Generational space travel SF story/novel ID
April 2, 2017 4:13 AM   Subscribe

Children aboard a generational spaceship find out the hard truth: their predecessors screwed up, they're trapped in the vicinity of a star, and they must try to make the best possible future out of it. Can you help me ID this story?

This is what I can recall from a story I read many years ago in a children's magazine in my home country. It should be a translated, possibly watered-down/bowdlerized version a longer one in English (or perhaps French or Russian). The publication at that time (c. 1995 -- 2000/01) ran some translated excerpts of Arthur C. Clarke and Ray Bradbury, so the actual story could be much older.
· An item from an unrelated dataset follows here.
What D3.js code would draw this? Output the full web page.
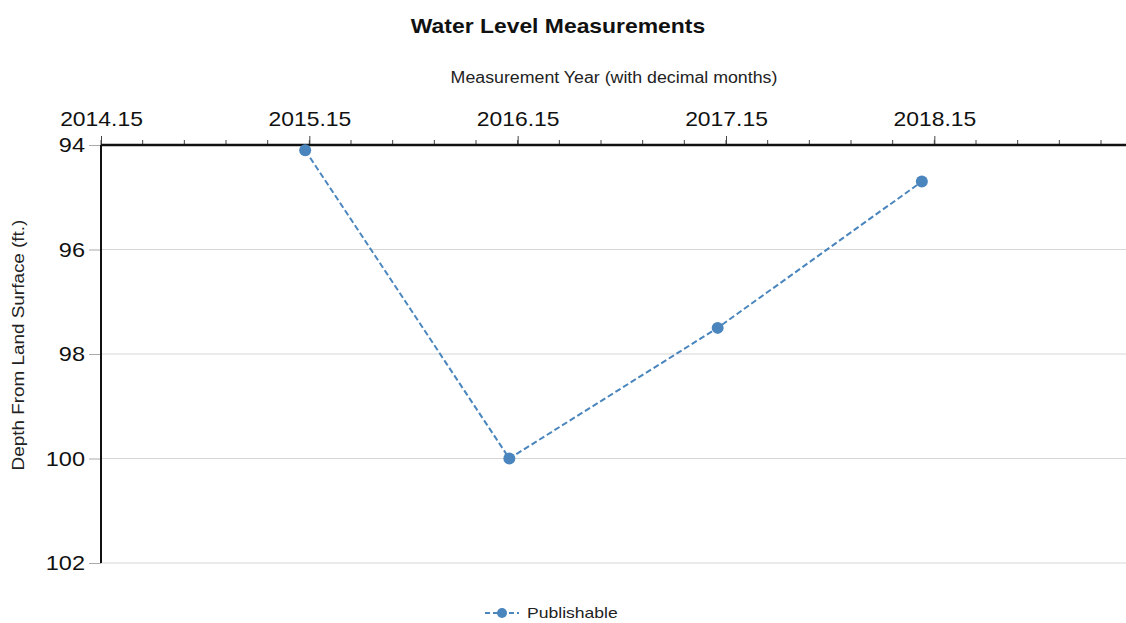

As I can recall, the story tells about children in an apparently quite utopian society where they're cared for and educated. However, the world is dull and children are not allowed to venture outside the proscribed rules and zones. Instead of real windows, there appear to be display screens simulating some scenery or so. Some teens breach their confinements, only to meet their deaths.

The adults are forced to reveal the truth. The children are led to a transparent viewport closely facing the hellish surface of a star. Their world is a generational, interstellar spaceship, but during its mission history something bad happened, and they were forced to orbit the star, unable to escape its gravitation. They must educate their children, make them good human beings and and among them good scientists, in the hope that one day some of them may make it -- or some of their grandchildren, and so on.
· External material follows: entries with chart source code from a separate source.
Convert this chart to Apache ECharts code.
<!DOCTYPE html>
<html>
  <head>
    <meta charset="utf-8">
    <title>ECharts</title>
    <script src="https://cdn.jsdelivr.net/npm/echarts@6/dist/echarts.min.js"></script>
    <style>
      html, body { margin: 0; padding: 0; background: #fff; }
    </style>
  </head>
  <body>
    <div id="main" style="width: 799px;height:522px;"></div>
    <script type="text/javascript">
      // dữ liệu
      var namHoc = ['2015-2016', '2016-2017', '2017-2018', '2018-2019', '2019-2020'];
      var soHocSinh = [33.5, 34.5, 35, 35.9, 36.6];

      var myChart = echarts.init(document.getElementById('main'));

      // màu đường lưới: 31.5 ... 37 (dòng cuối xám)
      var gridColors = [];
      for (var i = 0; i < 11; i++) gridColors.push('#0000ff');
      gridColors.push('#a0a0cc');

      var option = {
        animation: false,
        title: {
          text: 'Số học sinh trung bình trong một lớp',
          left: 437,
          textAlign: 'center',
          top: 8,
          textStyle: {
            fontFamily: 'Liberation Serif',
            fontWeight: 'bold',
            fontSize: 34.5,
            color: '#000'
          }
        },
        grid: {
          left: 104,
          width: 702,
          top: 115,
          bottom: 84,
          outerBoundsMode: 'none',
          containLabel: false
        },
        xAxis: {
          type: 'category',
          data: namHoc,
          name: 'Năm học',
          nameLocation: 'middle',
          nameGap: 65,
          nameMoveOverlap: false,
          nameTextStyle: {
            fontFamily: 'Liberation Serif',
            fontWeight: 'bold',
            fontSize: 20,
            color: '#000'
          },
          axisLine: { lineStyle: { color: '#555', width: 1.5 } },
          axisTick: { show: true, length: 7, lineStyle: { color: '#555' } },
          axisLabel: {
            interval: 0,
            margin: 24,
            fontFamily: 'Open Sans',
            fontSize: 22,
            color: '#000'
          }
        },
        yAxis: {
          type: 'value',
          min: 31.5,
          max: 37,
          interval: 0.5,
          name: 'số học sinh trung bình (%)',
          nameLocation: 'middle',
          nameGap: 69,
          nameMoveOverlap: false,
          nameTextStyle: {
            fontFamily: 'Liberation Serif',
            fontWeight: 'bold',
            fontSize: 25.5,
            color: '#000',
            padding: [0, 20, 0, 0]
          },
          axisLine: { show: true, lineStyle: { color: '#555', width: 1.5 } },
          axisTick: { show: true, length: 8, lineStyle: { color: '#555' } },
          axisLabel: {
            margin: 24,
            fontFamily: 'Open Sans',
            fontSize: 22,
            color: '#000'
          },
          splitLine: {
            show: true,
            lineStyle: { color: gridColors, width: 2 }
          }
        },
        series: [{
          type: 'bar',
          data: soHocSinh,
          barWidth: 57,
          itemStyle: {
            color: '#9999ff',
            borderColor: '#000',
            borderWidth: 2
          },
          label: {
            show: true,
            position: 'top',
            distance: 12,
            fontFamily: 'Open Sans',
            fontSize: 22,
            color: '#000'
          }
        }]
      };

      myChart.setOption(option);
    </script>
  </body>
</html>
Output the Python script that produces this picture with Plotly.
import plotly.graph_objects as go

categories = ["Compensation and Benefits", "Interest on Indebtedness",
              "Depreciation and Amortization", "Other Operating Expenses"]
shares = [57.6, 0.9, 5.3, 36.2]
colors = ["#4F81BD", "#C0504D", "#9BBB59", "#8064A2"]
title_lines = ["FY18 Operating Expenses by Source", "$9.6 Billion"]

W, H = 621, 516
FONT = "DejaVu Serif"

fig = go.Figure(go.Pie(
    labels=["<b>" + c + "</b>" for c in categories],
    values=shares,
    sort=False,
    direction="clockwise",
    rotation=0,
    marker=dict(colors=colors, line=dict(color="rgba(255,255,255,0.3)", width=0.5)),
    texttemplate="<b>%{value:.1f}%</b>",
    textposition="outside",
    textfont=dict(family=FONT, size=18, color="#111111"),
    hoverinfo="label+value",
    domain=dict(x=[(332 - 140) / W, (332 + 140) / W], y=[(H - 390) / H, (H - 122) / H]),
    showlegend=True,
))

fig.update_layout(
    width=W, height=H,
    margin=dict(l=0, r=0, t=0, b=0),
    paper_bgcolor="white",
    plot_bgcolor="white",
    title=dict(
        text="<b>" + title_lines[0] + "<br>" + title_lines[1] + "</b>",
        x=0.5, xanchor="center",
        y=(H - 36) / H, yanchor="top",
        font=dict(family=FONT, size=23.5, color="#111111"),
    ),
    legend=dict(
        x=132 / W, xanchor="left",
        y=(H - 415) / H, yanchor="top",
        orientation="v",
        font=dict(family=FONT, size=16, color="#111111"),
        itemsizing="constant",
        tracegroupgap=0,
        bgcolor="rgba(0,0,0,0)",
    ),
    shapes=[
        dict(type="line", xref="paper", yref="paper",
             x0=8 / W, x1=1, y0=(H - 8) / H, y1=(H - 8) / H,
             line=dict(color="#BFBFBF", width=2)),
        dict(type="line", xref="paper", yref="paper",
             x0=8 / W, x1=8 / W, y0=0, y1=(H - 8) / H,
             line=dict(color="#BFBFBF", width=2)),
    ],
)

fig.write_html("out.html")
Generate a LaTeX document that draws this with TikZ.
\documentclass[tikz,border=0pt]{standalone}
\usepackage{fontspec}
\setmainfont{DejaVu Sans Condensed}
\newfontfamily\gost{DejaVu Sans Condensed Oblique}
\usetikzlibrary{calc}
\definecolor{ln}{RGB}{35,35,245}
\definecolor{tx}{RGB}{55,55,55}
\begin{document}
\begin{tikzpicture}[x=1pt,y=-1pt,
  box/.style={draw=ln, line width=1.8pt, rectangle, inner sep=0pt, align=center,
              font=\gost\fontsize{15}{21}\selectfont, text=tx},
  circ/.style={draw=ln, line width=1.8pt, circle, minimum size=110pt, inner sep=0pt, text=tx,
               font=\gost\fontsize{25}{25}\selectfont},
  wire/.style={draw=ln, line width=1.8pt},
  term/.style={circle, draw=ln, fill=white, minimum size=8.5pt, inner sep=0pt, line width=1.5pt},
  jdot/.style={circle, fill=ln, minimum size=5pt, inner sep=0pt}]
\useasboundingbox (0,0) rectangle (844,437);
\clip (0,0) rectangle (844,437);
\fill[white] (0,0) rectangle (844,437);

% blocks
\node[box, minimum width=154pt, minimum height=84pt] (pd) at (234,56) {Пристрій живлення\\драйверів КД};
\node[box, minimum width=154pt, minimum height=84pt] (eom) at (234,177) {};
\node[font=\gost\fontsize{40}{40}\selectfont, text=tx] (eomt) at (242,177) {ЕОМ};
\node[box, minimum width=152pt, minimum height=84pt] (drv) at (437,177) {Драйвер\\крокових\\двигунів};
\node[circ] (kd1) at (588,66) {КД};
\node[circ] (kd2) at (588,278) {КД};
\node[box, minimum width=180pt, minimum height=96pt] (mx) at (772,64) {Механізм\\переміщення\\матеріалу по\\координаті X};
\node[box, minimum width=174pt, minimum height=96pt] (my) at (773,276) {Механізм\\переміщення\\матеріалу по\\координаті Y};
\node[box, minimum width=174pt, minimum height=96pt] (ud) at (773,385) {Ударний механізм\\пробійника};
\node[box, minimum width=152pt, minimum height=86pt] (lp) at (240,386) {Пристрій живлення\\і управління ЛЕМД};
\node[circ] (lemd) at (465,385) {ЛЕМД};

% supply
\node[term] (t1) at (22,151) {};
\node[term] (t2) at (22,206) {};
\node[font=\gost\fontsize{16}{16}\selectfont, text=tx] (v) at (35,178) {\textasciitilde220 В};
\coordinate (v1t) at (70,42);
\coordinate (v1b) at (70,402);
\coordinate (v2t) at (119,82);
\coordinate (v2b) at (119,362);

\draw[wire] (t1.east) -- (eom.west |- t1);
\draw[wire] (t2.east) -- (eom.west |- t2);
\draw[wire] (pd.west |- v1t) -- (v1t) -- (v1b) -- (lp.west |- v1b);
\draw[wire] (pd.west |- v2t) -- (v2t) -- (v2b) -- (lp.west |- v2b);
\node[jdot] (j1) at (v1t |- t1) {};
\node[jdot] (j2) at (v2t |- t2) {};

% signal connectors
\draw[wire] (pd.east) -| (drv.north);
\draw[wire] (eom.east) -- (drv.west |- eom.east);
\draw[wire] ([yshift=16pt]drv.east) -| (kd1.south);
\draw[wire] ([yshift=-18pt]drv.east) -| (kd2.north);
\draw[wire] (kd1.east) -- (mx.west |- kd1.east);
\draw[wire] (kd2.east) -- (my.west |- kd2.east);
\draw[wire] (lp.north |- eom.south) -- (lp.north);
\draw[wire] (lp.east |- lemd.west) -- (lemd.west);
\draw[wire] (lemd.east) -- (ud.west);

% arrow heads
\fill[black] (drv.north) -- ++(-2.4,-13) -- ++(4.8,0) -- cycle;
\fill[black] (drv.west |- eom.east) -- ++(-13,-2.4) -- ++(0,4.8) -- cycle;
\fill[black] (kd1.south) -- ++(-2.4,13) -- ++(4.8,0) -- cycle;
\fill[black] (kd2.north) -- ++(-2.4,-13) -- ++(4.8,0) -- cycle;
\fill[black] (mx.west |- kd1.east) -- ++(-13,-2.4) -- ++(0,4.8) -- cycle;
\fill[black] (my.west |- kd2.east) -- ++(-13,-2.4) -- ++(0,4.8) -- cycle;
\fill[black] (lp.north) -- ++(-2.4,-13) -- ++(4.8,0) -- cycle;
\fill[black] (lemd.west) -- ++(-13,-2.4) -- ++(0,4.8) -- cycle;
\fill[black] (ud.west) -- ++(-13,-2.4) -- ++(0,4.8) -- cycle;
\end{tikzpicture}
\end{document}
I can exclude Ursula K. Le Guin's Paradise Lost and Heinlein's generation ship fictions. The crucial plot devices were the revelation of their trapped condition, and the critical importance of keeping generations educated.
posted by runcifex to Writing & Language (5 answers total) 6 users marked this as a favorite
 
The setup you described really reminded me of the short story Ylla's Choice by Benjamin Rosenbaum, though the reasoning & attitudes of the characters are very different. Still, maybe it's what you were thinking of.
posted by Henrietta Stackpole at 9:35 AM on April 2, 2017 [1 favorite]
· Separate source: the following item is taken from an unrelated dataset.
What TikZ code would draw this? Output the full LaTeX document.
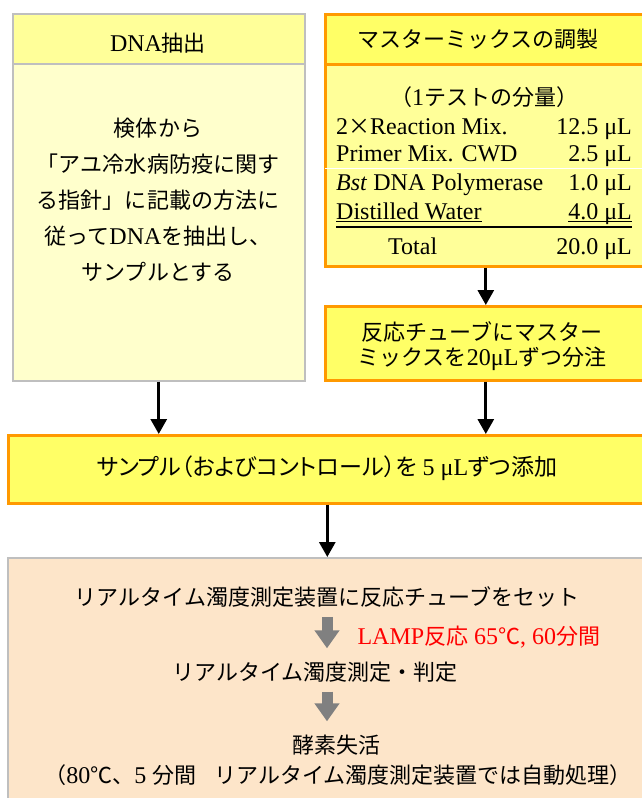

Response by poster: > Ylla's Choice by Benjamin Rosenbaum

Hmm, this is not it, but thank you for sharing the nice story.
posted by runcifex at 10:24 AM on April 2, 2017


This sounds very familiar, but I can't quite recall where I may have read it. Have you checked TV Tropes section on Generation Ships under the literature tab?
posted by blurker at 12:13 PM on April 3, 2017


Response by poster: Thanks, blurker. I checked that before posting, and I couldn't find anything familiar.
posted by runcifex at 10:22 PM on April 3, 2017


SFF Chronicles has an entire sub-forum dedicated to IDing science fiction and fantasy stories, try posting your description there!